Opinion
Submitted May 3, 2001
May 29, 2001.
In an action, inter alia, for an accounting, the defendant appeals, as limited by its brief, from so much of an order of the Supreme Court, Nassau County (McCarty, J.), dated May 23, 2000, as, upon granting that branch of its motion which was for leave to reargue, adhered to the determination in an order dated March 3, 2000, denying its motion for summary judgment dismissing the complaint, and failed to determine that branch of the motion which was to limit the issues at trial.
Foreht Last Landau Miller Katz, LLP, New York, N.Y. (Richard S. Last of counsel), for appellant.
Nicholas L. Kass, Forest Hills, N.Y., for respondent.
Before: FRED T. SANTUCCI, J.P., GLORIA GOLDSTEIN, SANDRA J. FEUERSTEIN and STEPHEN G. CRANE, JJ.
ORDERED that the appeal from so much of the order as failed to determine that branch of the motion which was to limit the issues at trial is dismissed; and it is further,
ORDERED that the order is reversed insofar as reviewed, on the law, the order dated March 3, 2000, is vacated, the motion for summary judgment is granted, and the complaint is dismissed; and it is further,
ORDERED that defendant is awarded one bill of costs.
In response to the defendant's prima facie showing of its entitlement to judgment as a matter of law, the plaintiff failed to raise a triable issue of fact (see, Freedman v. Chemical Constr. Corp., 43 N.Y.2d 260). Accordingly, the defendant is entitled to summary judgment (see, Zuckerman v. City of New York, 49 N.Y.2d 557).

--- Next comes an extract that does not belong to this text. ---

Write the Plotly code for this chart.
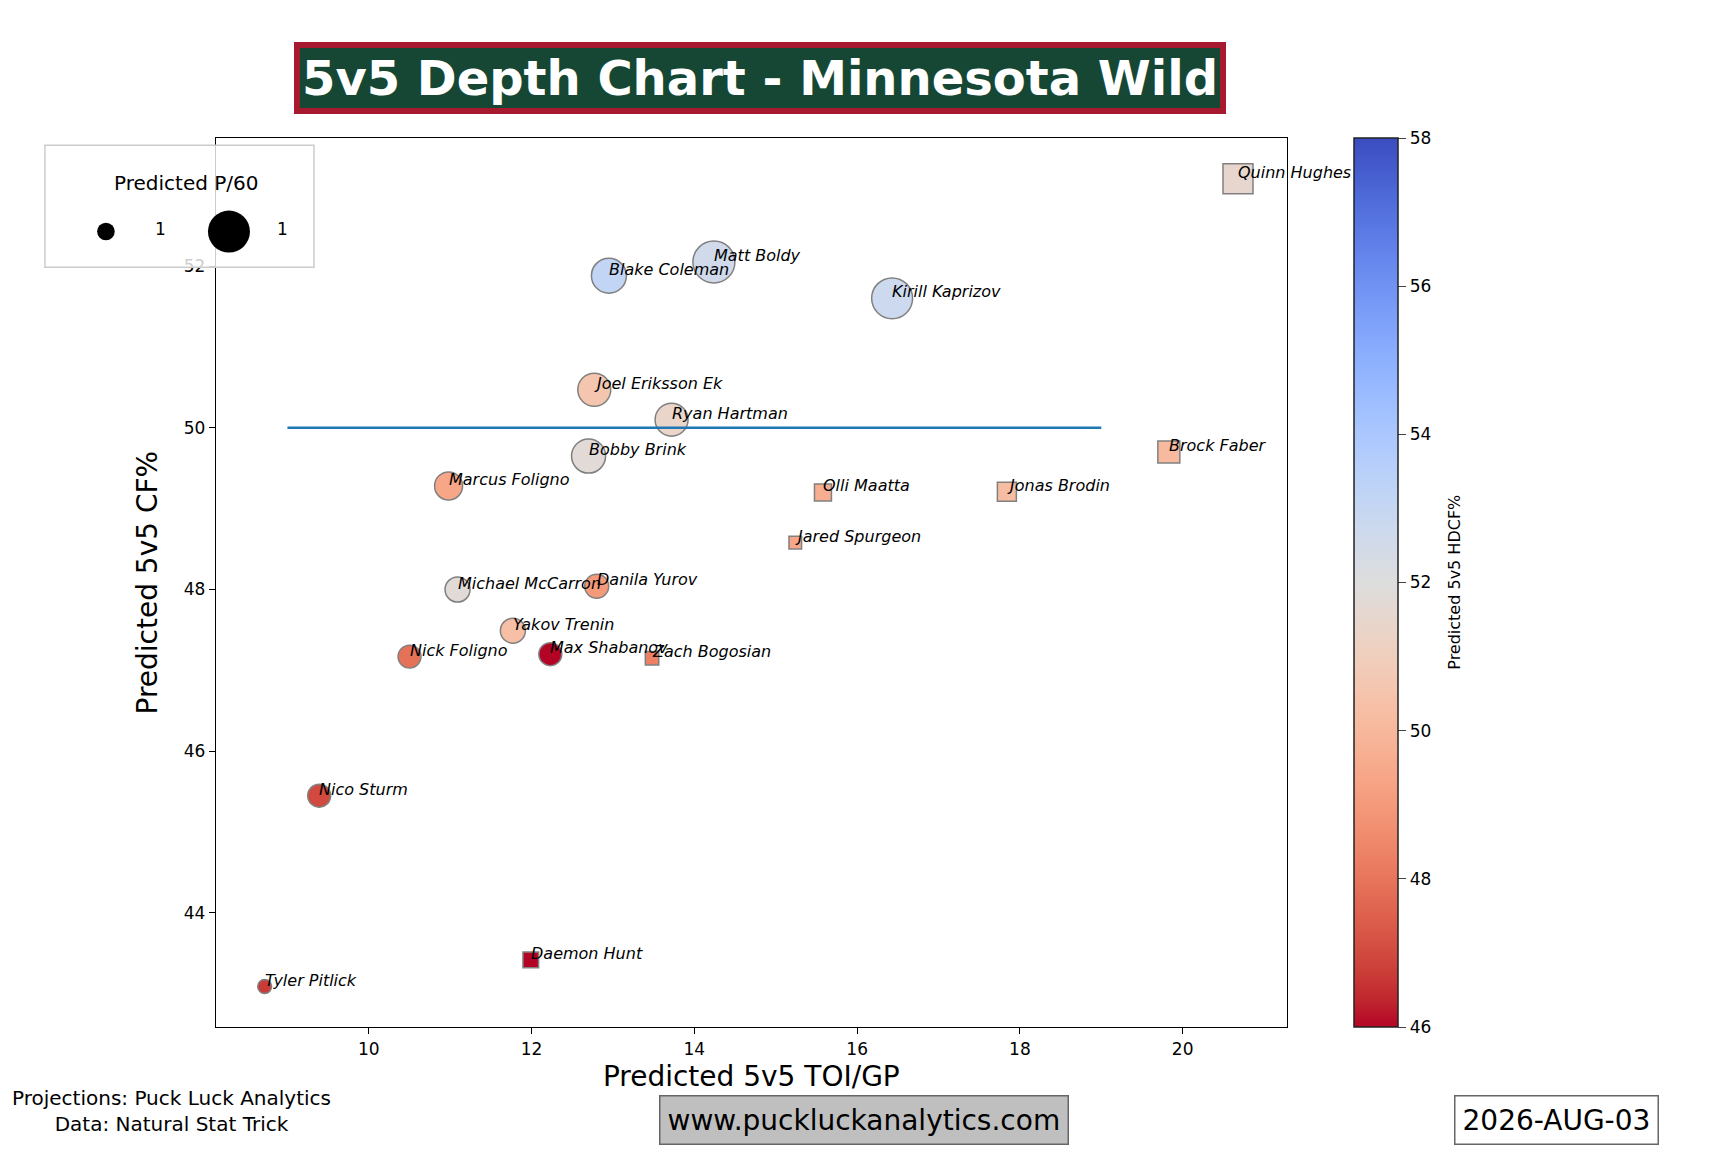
import plotly.graph_objects as go

# Projections
players = ["Quinn Hughes", "Matt Boldy", "Blake Coleman", "Kirill Kaprizov",
           "Joel Eriksson Ek", "Ryan Hartman", "Bobby Brink", "Brock Faber",
           "Marcus Foligno", "Olli Maatta", "Jonas Brodin", "Jared Spurgeon",
           "Michael McCarron", "Danila Yurov", "Yakov Trenin", "Nick Foligno",
           "Max Shabanov", "Zach Bogosian", "Nico Sturm", "Daemon Hunt",
           "Tyler Pitlick"]
positions = ["D", "F", "F", "F", "F", "F", "F", "D", "F", "D", "D", "D",
             "F", "F", "F", "F", "F", "D", "F", "D", "F"]
toi_gp = [20.68, 14.24, 12.95, 16.43, 12.77, 13.72, 12.70, 19.83, 10.98, 15.58,
          17.84, 15.24, 11.09, 12.80, 11.77, 10.50, 12.23, 13.48, 9.39, 11.99, 8.72]
cf_pct = [53.08, 52.05, 51.88, 51.60, 50.47, 50.10, 49.65, 49.70, 49.28, 49.20,
          49.21, 48.58, 48.00, 48.04, 47.49, 47.17, 47.20, 47.15, 45.45, 43.42, 43.09]
hdcf_pct = [51.5, 52.6, 53.1, 52.75, 50.6, 51.4, 51.8, 50.1, 49.4, 49.6,
            50.2, 49.4, 51.8, 49.0, 50.3, 47.9, 46.0, 48.3, 47.0, 46.0, 46.7]
p60 = [1.25, 2.45, 1.70, 2.33, 1.51, 1.51, 1.61, 0.67, 1.09, 0.40,
       0.50, 0.22, 0.87, 0.80, 0.87, 0.73, 0.73, 0.25, 0.73, 0.34, 0.27]

# break-even reference line
ref_x = [9, 19]
ref_y = [50, 50]

# size legend
legend_values = [0.43, 2.45]
legend_labels = ["1", "1"]

# matplotlib coolwarm, reversed so low HDCF% is red
coolwarm = [(59, 76, 192), (68, 90, 204), (77, 104, 215), (87, 117, 225), (98, 130, 234),
            (108, 142, 241), (119, 154, 247), (130, 165, 251), (141, 176, 254), (152, 185, 255),
            (163, 194, 255), (174, 201, 253), (184, 208, 249), (194, 213, 244), (204, 217, 238),
            (213, 219, 230), (221, 221, 221), (229, 216, 209), (236, 211, 197), (241, 204, 185),
            (245, 196, 173), (247, 187, 160), (247, 177, 148), (247, 166, 135), (244, 154, 123),
            (241, 141, 111), (236, 127, 99), (229, 112, 88), (222, 96, 77), (213, 80, 66),
            (203, 62, 56), (192, 40, 47), (180, 4, 38)]
rev = coolwarm[::-1]
colorscale = [[i / (len(rev) - 1), "rgb(%d,%d,%d)" % c] for i, c in enumerate(rev)]

FONT = "DejaVu Sans"
max_px = 42
sizeref = 2 * max(p60) / max_px ** 2

symbols = ["square" if p == "D" else "circle" for p in positions]

fig = go.Figure()
fig.add_trace(go.Scatter(
    x=toi_gp, y=cf_pct, mode="markers",
    marker=dict(size=p60, sizemode="area", sizeref=sizeref, symbol=symbols, opacity=1,
                color=hdcf_pct, colorscale=colorscale, cmin=46, cmax=58,
                line=dict(color="#808080", width=1.5),
                colorbar=dict(x=0.7835, xanchor="left", y=0.1085, yanchor="bottom",
                              len=0.7715, lenmode="fraction", thickness=44,
                              xpad=0, ypad=0, outlinewidth=1.5, outlinecolor="#222",
                              tickvals=[46, 48, 50, 52, 54, 56, 58], ticks="outside",
                              ticklen=8, tickfont=dict(size=17, family=FONT, color="black"))),
    hoverinfo="skip", showlegend=False,
))
fig.add_trace(go.Scatter(x=ref_x, y=ref_y, mode="lines",
                         line=dict(color="#1f77b4", width=2.5),
                         hoverinfo="skip", showlegend=False))

annotations = []
for name, x, y in zip(players, toi_gp, cf_pct):
    annotations.append(dict(x=x, y=y, xref="x", yref="y", text=name, showarrow=False,
                            xanchor="left", yanchor="bottom", xshift=-2, yshift=-5,
                            font=dict(size=16, family=FONT, color="black", style="italic")))

# colorbar label
annotations.append(dict(x=0.842, y=0.495, xref="paper", yref="paper", textangle=-90,
                        xanchor="center", yanchor="middle", showarrow=False,
                        text="Predicted 5v5 HDCF%",
                        font=dict(size=16, family=FONT, color="black")))
# title box
annotations.append(dict(x=0.44, y=0.932, xref="paper", yref="paper",
                        xanchor="center", yanchor="middle",
                        text="<b>5v5 Depth Chart - Minnesota Wild</b>", showarrow=False,
                        font=dict(size=48, family=FONT, color="white"),
                        bgcolor="#154734", bordercolor="#A6192E", borderwidth=6, borderpad=2))
# footer
annotations.append(dict(x=0.0995, y=0.0356, xref="paper", yref="paper",
                        xanchor="center", yanchor="middle",
                        text="Projections: Puck Luck Analytics<br>Data: Natural Stat Trick",
                        showarrow=False, align="center",
                        font=dict(size=20, family=FONT, color="black")))
annotations.append(dict(x=0.5, y=0.0278, xref="paper", yref="paper",
                        xanchor="center", yanchor="middle",
                        text="www.puckluckanalytics.com", showarrow=False,
                        font=dict(size=28, family=FONT, color="black"),
                        bgcolor="#bfbfbf", bordercolor="#666666", borderwidth=1.5, borderpad=7))
annotations.append(dict(x=0.9005, y=0.0278, xref="paper", yref="paper",
                        xanchor="center", yanchor="middle",
                        text="2026-AUG-03", showarrow=False,
                        font=dict(size=28, family=FONT, color="black"),
                        bgcolor="white", bordercolor="#666666", borderwidth=1.5, borderpad=7))

# size legend (drawn by hand, plotly caps legend marker size)
shapes = [dict(type="rect", xref="paper", yref="paper", x0=0.026, x1=0.1817,
               y0=0.768, y1=0.874, line=dict(color="#cccccc", width=1.5),
               fillcolor="rgba(255,255,255,0.8)", layer="above")]
annotations.append(dict(x=0.108, y=0.841, xref="paper", yref="paper", text="Predicted P/60",
                        xanchor="center", yanchor="middle",
                        showarrow=False, font=dict(size=20, family=FONT, color="black")))
for v, lab, cx, lx in zip(legend_values, legend_labels, [0.0613, 0.1325], [0.0926, 0.1632]):
    r = max_px * (v / max(p60)) ** 0.5 / 2
    shapes.append(dict(type="circle", xref="paper", yref="paper", xsizemode="pixel",
                       ysizemode="pixel", xanchor=cx, yanchor=0.799, x0=-r, x1=r, y0=-r, y1=r,
                       fillcolor="black", line=dict(color="black", width=0), layer="above"))
    annotations.append(dict(x=lx, y=0.801, xref="paper", yref="paper", text=lab,
                            xanchor="center", yanchor="middle",
                            showarrow=False, font=dict(size=17, family=FONT, color="black")))

axis_common = dict(showline=True, mirror=True, linecolor="black", linewidth=1.3,
                   showgrid=False, zeroline=False, ticks="outside", ticklen=6,
                   tickcolor="black", tickfont=dict(size=17, family=FONT, color="black"))

fig.update_layout(
    width=1728, height=1152, autosize=False,
    margin=dict(l=0, r=0, t=0, b=0),
    paper_bgcolor="white", plot_bgcolor="white",
    xaxis=dict(domain=[0.1249, 0.7447], range=[8.12, 21.28], dtick=2,
               title=dict(text="Predicted 5v5 TOI/GP", standoff=8,
                          font=dict(size=28, family=FONT, color="black")),
               **axis_common),
    yaxis=dict(domain=[0.1085, 0.880], range=[42.59, 53.58], dtick=2,
               title=dict(text="Predicted 5v5 CF%", standoff=17,
                          font=dict(size=28, family=FONT, color="black")),
               **axis_common),
    annotations=annotations,
    shapes=shapes,
)

fig.write_html("out.html", config={"displayModeBar": False},
               post_script="document.body.style.margin='0px';")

The defendant's appeal from so much of the order as failed to determine that branch of the motion which was to limit the issues at trial must be dismissed, as that branch of the motion remains pending and undecided (see, Katz v. Katz, 68 A.D.2d 536, 543). In any event, in light of our determination herein, this issue is academic.
SANTUCCI, J.P., GOLDSTEIN, FEUERSTEIN and CRANE, JJ., concur.